A friend tells of a time in her life during which she experienced unimaginable betrayal. Things had been done which could not be undone, and words had been spoken which could not be unspoken. In all honesty, she could not deny her own responsibility in the series of events that had brought her to this place. But she felt as if she had stepped out into a world of unending darkness. Nothing brought her joy. She lost weight. She was a person of deep faith, and believed that what God would want from her was forgiveness.She prayed and prayed for forgiveness to come to her, so that she could move on with her life and let go of the pain. But there was no release.
She managed to get out of bed in the mornings, and to move through the day doing what was necessary, but nothing changed. She described to me the moment in time when healing began. "I was sitting at a railroad crossing, waiting for a very long train to pass. As I sat there, I had an image of what I had been doing. For the last year I had been trying to outrun the pain, and thinking of myself as a bad person because I was unable to get rid of it and move on with my life. It suddenly came to me that I couldn't release something I had never allowed myself fully to embrace. So I closed my eyes and imagined myself turning toward all that had happened and opening my arms wide to receive it. It was a visceral event that shook me from the top of my head to the bottom of my feet. It literally took my breath away. But," she said, "from that moment on, the pain began to lose its grip on me. It was weeks, even months, before I was able to go a full day without thinking about the painful events of the past, but eventually I was truly healed. The time came, in fact, when I discovered authentic forgiveness, and was no longer a prisoner of my own pain and anger."

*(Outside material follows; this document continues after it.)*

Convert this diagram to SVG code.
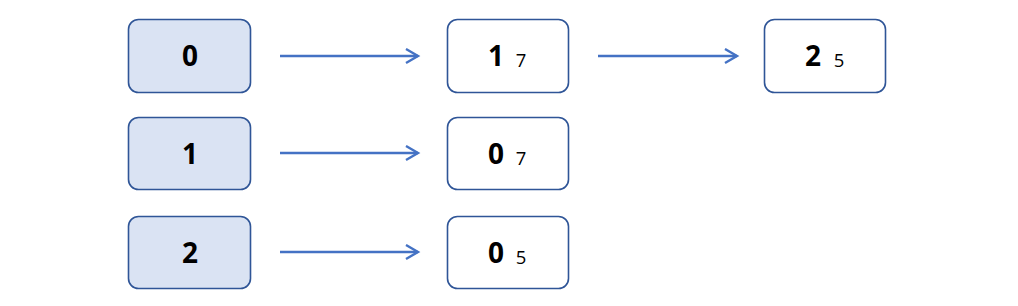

To feel is to be alive. To be depressed is only to exist. Grief is always associated with loss, and loss is always associated with death in some form. The physical death of a loved one symbolizes, at a certain level, all that was or that could have been that is no longer. But there are other kinds of deaths. There is the death of dreams—of ideals to which we have clung, but which we must let go. This includes our longing for the parenting we needed, but didn't get (and fruitlessly seek out in other relationships, but cannot have because others are not our parents). Our aspirations to be model parents ourselves, and failures because of our own wounds. The marriage we longed to have but couldn't because of our own humanity and the humanity of our spouse.
There is no life without death, and the accompanying grief that is natural to the experience of death in all its forms. But there is no death apart from the possibility of new life and transformation. Depression is the result when we identify with the pain in our lives as the whole truth, rather than as a part of the truth. We cannot open our selves to life in all its fullness and avoid the pain of death and grief.
The human experience of the apparent abandonment of God and the grief and even despair that are a part of that experience are very real for many people. Finding the courage to accept loss and death, and to enter into the grief they bring, is a sacramental act that allows us to participate in the deeper truth that, although evil and death are real, they are not ultimate. Rather they are part of a larger Truth that does not wipe away their consequences, but transforms them and brings out of them a new creation.